Sticker shock

First FDA-approved postpartum depression drug requires a 60-hour infusion — and $34,000

Ana and her baby Theo, a five-month-old, perform during a yoga session at the Gama Group center in Sao Paulo on September 19, 2013. (REUTERS/Nacho Doce)

The first drug specifically aimed at alleviating postpartum depression has been approved by the FDA, but the intensity of the treatment regime — not to mention its exorbitant cost — could give some women pause.

Brexanolone, which is marketed as Zulresso, is reportedly capable of reducing symptoms of postpartum depression within 48 hours — much faster than typical antidepressants, which can take two to four weeks to take effect.

But for now, the drug will likely remain out of reach for most sufferers. Brexanolone is delivered by infusion over 60 hours, during which time the patient must remain in a medical center under supervision. According to the drug’s manufacturer, Sage Therapeutics, it costs an average of $34,000 per patient, not including the cost of the stay at the medical center. A pill version of the treatment is expected to be submitted for approval within a couple of years if it passes clinical trials.

The drug’s approval represents a landmark step that experts say could lead to new treatments for mothers suffering from the condition. Depression is believed to affect as many as one in seven American women during or after pregnancy.

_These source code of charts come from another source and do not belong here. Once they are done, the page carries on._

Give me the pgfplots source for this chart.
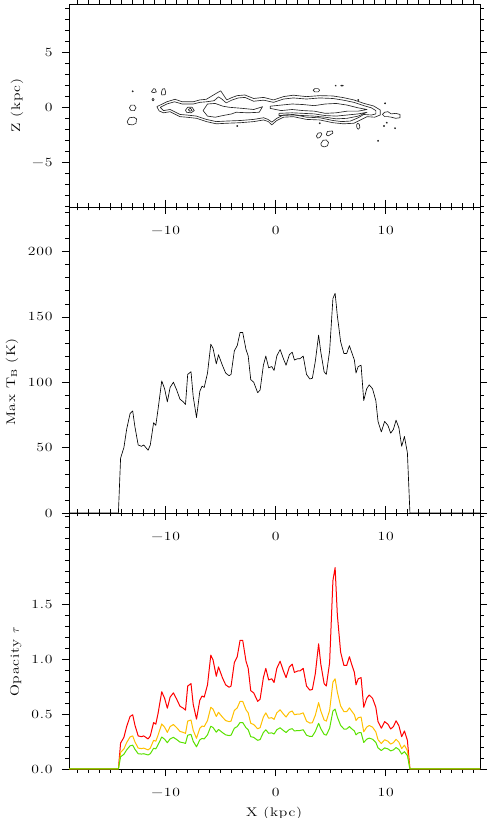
\documentclass[border=0pt]{standalone}
\usepackage{fontspec}
\setmainfont{Latin Modern Roman}[FakeStretch=1.25, LetterSpace=6]
\usepackage{pgfplots}
\usepackage{pgfplotstable}
\pgfplotsset{compat=1.18}
\definecolor{cred}{RGB}{255,0,0}
\definecolor{corange}{RGB}{255,192,0}
\definecolor{cgreen}{RGB}{90,225,0}

\pgfplotstableread{
x T r o g
-18.79 0 0 0 0
-14.3 0 0 0 0
-14.1 42 0.236 0.151 0.111
-13.8 50 0.288 0.182 0.134
-13.55 64 0.386 0.240 0.174
-13.24 76 0.478 0.292 0.211
-13.0 78 0.494 0.301 0.217
-12.8 66 0.400 0.248 0.180
-12.5 52 0.301 0.190 0.139
-12.2 51 0.294 0.186 0.136
-12.0 52 0.301 0.190 0.139
-11.6 48 0.274 0.174 0.128
-11.4 52 0.301 0.190 0.139
-11.1 69 0.423 0.261 0.189
-10.9 67 0.408 0.253 0.183
-10.7 79 0.503 0.306 0.220
-10.36 101 0.703 0.410 0.291
-10.1 95 0.644 0.381 0.271
-9.85 85 0.553 0.333 0.239
-9.6 96 0.654 0.386 0.274
-9.3 100 0.693 0.405 0.288
-9.0 94 0.635 0.376 0.268
-8.7 87 0.571 0.342 0.245
-8.4 85 0.553 0.333 0.239
-8.2 83 0.536 0.324 0.233
-8.0 106 0.755 0.436 0.308
-7.7 108 0.777 0.446 0.315
-7.5 89 0.589 0.352 0.252
-7.2 73 0.454 0.279 0.202
-6.9 93 0.626 0.371 0.265
-6.7 97 0.664 0.391 0.278
-6.5 96 0.654 0.386 0.274
-6.2 107 0.766 0.441 0.311
-5.9 129 1.036 0.562 0.389
-5.7 126 0.994 0.545 0.378
-5.4 114 0.844 0.478 0.335
-5.2 121 0.929 0.516 0.360
-4.85 113 0.832 0.473 0.332
-4.55 107 0.766 0.441 0.311
-4.24 105 0.744 0.431 0.304
-4.06 106 0.755 0.436 0.308
-3.76 124 0.968 0.533 0.371
-3.5 128 1.022 0.556 0.386
-3.24 138 1.171 0.616 0.423
-3.0 138 1.171 0.616 0.423
-2.7 125 0.981 0.539 0.375
-2.5 120 0.916 0.511 0.357
-2.27 102 0.713 0.416 0.294
-2.0 100 0.693 0.405 0.288
-1.64 92 0.616 0.366 0.261
-1.42 94 0.635 0.376 0.268
-1.12 113 0.832 0.473 0.332
-0.9 120 0.916 0.511 0.357
-0.64 111 0.810 0.462 0.325
-0.36 112 0.821 0.467 0.329
-0.15 109 0.787 0.452 0.318
0.1 120 0.916 0.511 0.357
0.4 125 0.981 0.539 0.375
0.7 118 0.892 0.500 0.350
0.94 113 0.832 0.473 0.332
1.24 121 0.929 0.516 0.360
1.5 123 0.954 0.528 0.367
1.7 117 0.879 0.494 0.346
2.0 118 0.892 0.500 0.350
2.2 118 0.892 0.500 0.350
2.5 120 0.916 0.511 0.357
2.8 106 0.755 0.436 0.308
3.1 102.5 0.718 0.418 0.296
3.33 103 0.724 0.421 0.298
3.6 116 0.868 0.489 0.342
3.9 136 1.139 0.604 0.416
4.1 123 0.954 0.528 0.367
4.4 108 0.777 0.446 0.315
4.6 106 0.755 0.436 0.308
4.9 124 0.968 0.533 0.371
5.2 164 1.715 0.791 0.528
5.4 168 1.833 0.821 0.545
5.6 151 1.406 0.700 0.474
5.9 131 1.064 0.574 0.397
6.2 122 0.942 0.522 0.364
6.45 122 0.942 0.522 0.364
6.7 128 1.022 0.556 0.386
6.9 123 0.954 0.528 0.367
7.15 117 0.879 0.494 0.346
7.3 107 0.766 0.441 0.311
7.5 112 0.821 0.467 0.329
7.76 113 0.832 0.473 0.332
8.0 86 0.562 0.338 0.242
8.27 95 0.644 0.381 0.271
8.5 98 0.673 0.396 0.281
8.8 95 0.644 0.381 0.271
9.1 86 0.562 0.338 0.242
9.3 70 0.431 0.266 0.192
9.6 62 0.371 0.232 0.168
9.9 70 0.431 0.266 0.192
10.2 67 0.408 0.253 0.183
10.45 61 0.364 0.227 0.165
10.7 64 0.386 0.240 0.174
10.94 71 0.439 0.270 0.195
11.2 65 0.393 0.244 0.177
11.45 51 0.294 0.186 0.136
11.7 58.5 0.346 0.217 0.158
11.97 46 0.261 0.166 0.122
12.2 0 0 0 0
18.57 0 0 0 0
}\profile

\newcommand{\lblfont}{\fontsize{12.5}{15}\selectfont}
\pgfplotsset{
  panel/.style={
    scale only axis, width=411pt, anchor=south west,
    xmin=-18.79, xmax=18.57,
    xtick={-10,0,10}, xticklabels={−10,0,10},
    minor xtick={-18,-17,...,18},
    tick align=outside,
    major tick length=7pt, minor tick length=3.5pt,
    every tick/.style={black, line width=0.5pt},
    axis line style={line width=0.6pt},
    font=\lblfont,
    every tick label/.append style={font=\lblfont},
    every axis label/.append style={font=\lblfont},
    xticklabel style={yshift=-9pt},
    yticklabel style={xshift=-6pt},
    every axis y label/.style={rotate=90, anchor=base, font=\lblfont},
    clip=false,
  },
  cont/.style={black!85, line width=0.65pt, line join=round},
}

\begin{document}
\begin{tikzpicture}
\useasboundingbox (0pt,0pt) rectangle (489pt,818pt);

% ---------------- Panel 1: contours ----------------
\begin{axis}[panel, at={(69pt,611pt)}, height=203pt,
  ymin=-9.06, ymax=9.39,
  ytick={-5,0,5}, yticklabels={−5,0,5},
  minor ytick={-9,-8,...,9},
  ylabel={Z (kpc)},
  ylabel style={at={(axis description cs:-0.119,0.5)}}]
% outer level
\addplot[cont] coordinates {(-10.8,0.06) (-9.9,0.5) (-9.15,0.73) (-8.5,0.5) (-7.5,0.5) (-6.9,0.67) (-6.3,0.73) (-5.4,1.27) (-5.0,1.5) (-4.75,1.12) (-4.45,0.67) (-4.0,0.88) (-3.5,1.06) (-2.8,1.12) (-2.0,0.8) (-1.1,0.9) (-0.2,0.67) (0.7,0.97) (1.6,1.1) (2.8,0.97) (4.0,1.06) (5.2,1.03) (6.15,0.88) (7.1,0.67) (8.0,0.36) (8.9,0.12) (9.5,-0.24) (9.5,-0.7) (9.0,-0.9) (8.3,-0.85) (7.7,-1.15) (7.1,-1.45) (6.15,-1.5) (5.2,-1.4) (4.0,-1.15) (2.8,-1.1) (1.6,-0.85) (0.7,-0.9) (0.1,-1.2) (-0.36,-1.6) (-0.67,-1.3) (-1.1,-1.15) (-2.0,-1.3) (-3.2,-1.4) (-4.45,-1.45) (-5.4,-1.5) (-6.3,-1.3) (-7.2,-1.0) (-8.1,-0.9) (-8.7,-0.85) (-9.6,-0.4) (-10.2,-0.5) (-10.6,-0.33) (-10.8,0.06)};
% second level
\addplot[cont] coordinates {(-10.5,0.0) (-9.9,0.3) (-9.2,0.5) (-8.5,0.3) (-7.5,0.3) (-6.9,0.45) (-6.3,0.5) (-5.6,0.6) (-5.2,0.95) (-4.9,0.75) (-4.5,0.4) (-4.0,0.65) (-3.4,0.85) (-2.8,0.9) (-2.0,0.55) (-1.1,0.65) (-0.2,0.45) (0.7,0.75) (1.6,0.85) (2.8,0.75) (4.0,0.85) (5.2,0.8) (6.15,0.65) (7.1,0.45) (8.0,0.15) (8.7,-0.05) (9.1,-0.3) (9.1,-0.6) (8.7,-0.7) (8.0,-0.65) (7.5,-0.95) (6.8,-1.25) (6.0,-1.3) (5.2,-1.2) (4.0,-0.95) (2.8,-0.9) (1.6,-0.65) (0.7,-0.7) (0.1,-1.0) (-0.35,-1.35) (-0.7,-1.1) (-1.1,-0.95) (-2.0,-1.1) (-3.2,-1.2) (-4.45,-1.25) (-5.4,-1.3) (-6.3,-1.1) (-7.2,-0.8) (-8.1,-0.7) (-8.7,-0.65) (-9.6,-0.2) (-10.2,-0.3) (-10.5,0.0)};
% hole between the two bands
\addplot[cont] coordinates {(-0.5,0.1) (0.5,0.2) (1.5,0.3) (2.5,0.25) (3.5,0.15) (4.5,0.3) (5.5,0.35) (6.5,0.2) (7.5,-0.05) (8.3,-0.2) (7.5,-0.35) (6.5,-0.35) (5.5,-0.5) (4.5,-0.55) (3.5,-0.35) (2.5,-0.3) (1.5,-0.2) (0.5,-0.3) (-0.5,-0.1) (-0.5,0.1)};
% inner level pieces
\addplot[cont] coordinates {(0.3,-0.55) (1.5,-0.5) (2.5,-0.55) (3.5,-0.6) (4.5,-0.75) (5.5,-0.8) (6.5,-0.7) (7.5,-0.6) (8.3,-0.45) (7.5,-0.8) (6.5,-1.0) (5.5,-1.05) (4.5,-0.9) (3.5,-0.8) (2.5,-0.75) (1.5,-0.7) (0.3,-0.75) (0.3,-0.55)};
\addplot[cont] coordinates {(-6.6,-0.3) (-6.2,0.3) (-5.5,0.35) (-4.8,0.1) (-4.2,0.0) (-3.0,-0.1) (-2.0,-0.2) (-1.2,0.05) (-1.5,-0.45) (-2.5,-0.5) (-3.6,-0.45) (-4.0,-0.6) (-4.8,-0.75) (-5.5,-0.9) (-6.2,-0.8) (-6.6,-0.3)};
\addplot[cont] coordinates {(-8.2,-0.25) (-8.0,0.0) (-7.6,0.0) (-7.4,-0.3) (-7.7,-0.5) (-8.1,-0.45) (-8.2,-0.25)};
\addplot[cont] coordinates {(-7.95,-0.22) (-7.75,-0.08) (-7.6,-0.28) (-7.8,-0.36) (-7.95,-0.22)};
% isolated loops
\addplot[cont] coordinates {(-13.06,1.45) (-13.0,1.51) (-12.94,1.45) (-13.0,1.39) (-13.06,1.45)};
\addplot[cont] coordinates {(-13.3,-0.05) (-13.15,0.2) (-12.85,0.2) (-12.7,-0.05) (-12.85,-0.3) (-13.15,-0.3) (-13.3,-0.05)};
\addplot[cont] coordinates {(-13.5,-1.3) (-13.3,-0.95) (-12.9,-0.9) (-12.65,-1.05) (-12.7,-1.45) (-13.0,-1.6) (-13.4,-1.55) (-13.5,-1.3)};
\addplot[cont] coordinates {(-11.3,1.4) (-11.1,1.7) (-10.95,1.65) (-10.85,1.4) (-11.1,1.33) (-11.3,1.4)};
\addplot[cont] coordinates {(-10.4,1.3) (-10.3,1.65) (-10.1,1.7) (-10.0,1.4) (-10.05,1.15) (-10.35,1.12) (-10.4,1.3)};
\addplot[cont] coordinates {(-11.25,0.7) (-11.15,0.82) (-11.05,0.7) (-11.15,0.58) (-11.25,0.7)};
\addplot[cont] coordinates {(3.4,1.55) (3.55,1.7) (3.85,1.7) (4.0,1.55) (3.85,1.4) (3.55,1.4) (3.4,1.55)};
\addplot[cont] coordinates {(5.4,1.97) (5.45,2.02) (5.5,1.97) (5.45,1.92) (5.4,1.97)};
\addplot[cont] coordinates {(5.9,1.97) (6.0,2.02) (6.15,1.97) (6.0,1.92) (5.9,1.97)};
\addplot[cont] coordinates {(7.44,0.67) (7.5,0.73) (7.56,0.67) (7.5,0.61) (7.44,0.67)};
\addplot[cont] coordinates {(9.88,0.36) (9.94,0.42) (10.0,0.36) (9.94,0.3) (9.88,0.36)};
\addplot[cont] coordinates {(9.24,-3.05) (9.3,-2.99) (9.36,-3.05) (9.3,-3.11) (9.24,-3.05)};
\addplot[cont] coordinates {(10.04,-1.4) (10.1,-1.34) (10.16,-1.4) (10.1,-1.46) (10.04,-1.4)};
\addplot[cont] coordinates {(9.79,-1.7) (9.85,-1.64) (9.91,-1.7) (9.85,-1.76) (9.79,-1.7)};
\addplot[cont] coordinates {(10.79,-1.9) (10.85,-1.84) (10.91,-1.9) (10.85,-1.96) (10.79,-1.9)};
\addplot[cont] coordinates {(3.94,-1.45) (4.0,-1.39) (4.06,-1.45) (4.0,-1.51) (3.94,-1.45)};
\addplot[cont] coordinates {(-3.56,-1.7) (-3.5,-1.64) (-3.44,-1.7) (-3.5,-1.76) (-3.56,-1.7)};
\addplot[cont] coordinates {(7.35,-1.6) (7.45,-1.45) (7.6,-1.55) (7.65,-1.85) (7.5,-2.0) (7.38,-1.85) (7.35,-1.6)};
\addplot[cont] coordinates {(3.7,-2.6) (3.85,-2.35) (4.1,-2.3) (4.2,-2.45) (4.0,-2.75) (3.8,-2.8) (3.7,-2.6)};
\addplot[cont] coordinates {(4.6,-2.5) (4.7,-2.2) (5.15,-2.15) (5.2,-2.35) (4.95,-2.5) (4.75,-2.6) (4.6,-2.5)};
\addplot[cont] coordinates {(4.1,-3.3) (4.3,-3.0) (4.6,-2.97) (4.8,-3.2) (4.7,-3.5) (4.4,-3.6) (4.15,-3.5) (4.1,-3.3)};
\addplot[cont] coordinates {(9.7,-0.65) (9.9,-0.45) (10.2,-0.4) (10.5,-0.6) (10.9,-0.55) (11.3,-0.65) (11.3,-0.95) (10.9,-1.0) (10.5,-0.9) (10.2,-0.85) (9.9,-0.85) (9.7,-0.65)};
\end{axis}

% ---------------- Panel 2: Max TB ----------------
\begin{axis}[panel, at={(69pt,305pt)}, height=306pt,
  ymin=0, ymax=234,
  ytick={0,50,100,150,200}, yticklabels={0,50,100,150,200},
  minor ytick={10,20,...,230},
  ylabel={Max T\textsubscript{B} (K)},
  ylabel style={at={(axis description cs:-0.131,0.428)}}]
\addplot[black, line width=0.65pt, line join=round] table[x=x, y=T] {\profile};
\end{axis}

% ---------------- Panel 3: opacity ----------------
\begin{axis}[panel, at={(69pt,49pt)}, height=256pt,
  ymin=0, ymax=2.33,
  ytick={0,0.5,1,1.5}, yticklabels={0.0,0.5,1.0,1.5},
  minor ytick={0.1,0.2,0.3,0.4,0.6,0.7,0.8,0.9,1.1,1.2,1.3,1.4,1.6,1.7,1.8,1.9,2.0,2.1,2.2,2.3},
  xlabel={X (kpc)},
  xlabel style={at={(axis description cs:0.499,0)}, anchor=base, yshift=-47pt},
  ylabel={Opacity $\tau$},
  ylabel style={at={(axis description cs:-0.122,0.418)}}]
\addplot[cred, line width=1pt, line join=round] table[x=x, y=r] {\profile};
\addplot[corange, line width=1pt, line join=round] table[x=x, y=o] {\profile};
\addplot[cgreen, line width=1pt, line join=round] table[x=x, y=g] {\profile};
\end{axis}
\end{tikzpicture}
\end{document}
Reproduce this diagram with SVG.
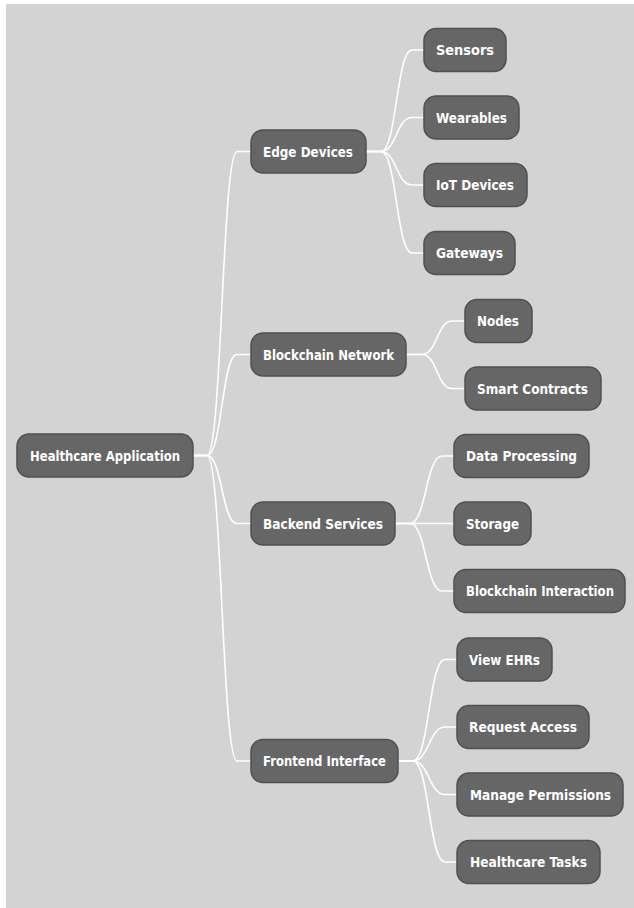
<svg xmlns="http://www.w3.org/2000/svg" width="634" height="908" viewBox="0 0 634 908">
<style>
.bg{fill:#d3d3d3}
.node rect{fill:#666666;stroke:#505050;stroke-width:1.5}
.node text{fill:#ffffff;font-family:"DejaVu Sans Condensed","DejaVu Sans",sans-serif;font-weight:bold;font-size:13.5px}
.links path{fill:none;stroke:#ffffff;stroke-width:1.6}
</style>
<rect x="0" y="0" width="634" height="908" fill="#ffffff"/>
<rect class="bg" x="6" y="4" width="628" height="904"/>
<g class="links">
<path d="M193,455.5 H207 C222,455.5 222,151.5 237,151.5 H251"/>
<path d="M193,455.5 H207 C222,455.5 222,354.5 237,354.5 H251"/>
<path d="M193,455.5 H207 C222,455.5 222,523.5 237,523.5 H251"/>
<path d="M193,455.5 H207 C222,455.5 222,761 237,761 H251"/>
<path d="M366,151.5 H381 C396.5,151.5 396.5,50 412,50 H424"/>
<path d="M366,151.5 H381 C396.5,151.5 396.5,117.5 412,117.5 H424"/>
<path d="M366,151.5 H381 C396.5,151.5 396.5,185 412,185 H424"/>
<path d="M366,151.5 H381 C396.5,151.5 396.5,253 412,253 H424"/>
<path d="M406,354.5 H422 C437,354.5 437,321 452,321 H465"/>
<path d="M406,354.5 H422 C437,354.5 437,388.5 452,388.5 H465"/>
<path d="M395,523.5 H410 C426,523.5 426,456 442,456 H454"/>
<path d="M395,523.5 H454"/>
<path d="M395,523.5 H410 C426,523.5 426,591 442,591 H454"/>
<path d="M398,761 H413 C429,761 429,659.5 445,659.5 H457"/>
<path d="M398,761 H413 C429,761 429,727 445,727 H457"/>
<path d="M398,761 H413 C429,761 429,794.5 445,794.5 H457"/>
<path d="M398,761 H413 C429,761 429,862 445,862 H457"/>
</g>
<g id="root" class="node"><rect x="17" y="434" width="176" height="43" rx="12"/><text x="30" y="460.5" textLength="150" lengthAdjust="spacingAndGlyphs">Healthcare Application</text></g>
<g id="edge" class="node"><rect x="251" y="130" width="115" height="43" rx="12"/><text x="263" y="156.5" textLength="90" lengthAdjust="spacingAndGlyphs">Edge Devices</text></g>
<g id="sensors" class="node"><rect x="424" y="28.5" width="82" height="43" rx="12"/><text x="436" y="55" textLength="58" lengthAdjust="spacingAndGlyphs">Sensors</text></g>
<g id="wearables" class="node"><rect x="424" y="96" width="95" height="43" rx="12"/><text x="436" y="122.5" textLength="71" lengthAdjust="spacingAndGlyphs">Wearables</text></g>
<g id="iot" class="node"><rect x="424" y="163.5" width="103" height="43" rx="12"/><text x="436" y="190" textLength="78" lengthAdjust="spacingAndGlyphs">IoT Devices</text></g>
<g id="gateways" class="node"><rect x="424" y="231.5" width="91" height="43" rx="12"/><text x="436" y="258" textLength="67" lengthAdjust="spacingAndGlyphs">Gateways</text></g>
<g id="blockchain" class="node"><rect x="251" y="333" width="155" height="43" rx="12"/><text x="263" y="359.5" textLength="131" lengthAdjust="spacingAndGlyphs">Blockchain Network</text></g>
<g id="nodes" class="node"><rect x="465" y="299.5" width="67" height="43" rx="12"/><text x="477" y="326" textLength="42" lengthAdjust="spacingAndGlyphs">Nodes</text></g>
<g id="contracts" class="node"><rect x="465" y="367" width="136" height="43" rx="12"/><text x="477" y="393.5" textLength="111" lengthAdjust="spacingAndGlyphs">Smart Contracts</text></g>
<g id="backend" class="node"><rect x="251" y="502" width="144" height="43" rx="12"/><text x="263" y="528.5" textLength="120" lengthAdjust="spacingAndGlyphs">Backend Services</text></g>
<g id="processing" class="node"><rect x="454" y="434.5" width="135" height="43" rx="12"/><text x="466" y="461" textLength="111" lengthAdjust="spacingAndGlyphs">Data Processing</text></g>
<g id="storage" class="node"><rect x="454" y="502" width="77" height="43" rx="12"/><text x="466" y="528.5" textLength="53" lengthAdjust="spacingAndGlyphs">Storage</text></g>
<g id="interaction" class="node"><rect x="454" y="569.5" width="171" height="43" rx="12"/><text x="466" y="596" textLength="148" lengthAdjust="spacingAndGlyphs">Blockchain Interaction</text></g>
<g id="frontend" class="node"><rect x="251" y="739.5" width="147" height="43" rx="12"/><text x="263" y="766" textLength="123" lengthAdjust="spacingAndGlyphs">Frontend Interface</text></g>
<g id="ehrs" class="node"><rect x="457" y="638" width="95" height="43" rx="12"/><text x="469" y="664.5" textLength="71" lengthAdjust="spacingAndGlyphs">View EHRs</text></g>
<g id="access" class="node"><rect x="457" y="705.5" width="132" height="43" rx="12"/><text x="469" y="732" textLength="108" lengthAdjust="spacingAndGlyphs">Request Access</text></g>
<g id="permissions" class="node"><rect x="457" y="773" width="166" height="43" rx="12"/><text x="470" y="799.5" textLength="141" lengthAdjust="spacingAndGlyphs">Manage Permissions</text></g>
<g id="tasks" class="node"><rect x="457" y="840.5" width="143" height="43" rx="12"/><text x="470" y="867" textLength="117" lengthAdjust="spacingAndGlyphs">Healthcare Tasks</text></g>
</svg>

In clinical studies of the drug — which were sponsored, designed, and written by its manufacturer — brexanolone was extremely effective at reducing depression in severely depressed women, though only slightly more effective than a placebo pill. One woman in the trial said that the drug helped her deal with postpartum depression after other antidepressants failed. After the birth of her daughters, she said, she found herself crying constantly and unable to socialize.

“I started having intrusive thoughts that would not go away,” she said. “‘Your daughter deserves a better mom, and your husband deserves a better wife’ — that would just play on repeat.”

Just 12 hours after she began taking the infusion, she said, she “woke up from a nap and those intrusive thoughts that played on repeat, they were gone.”

“I felt like myself again,” she said.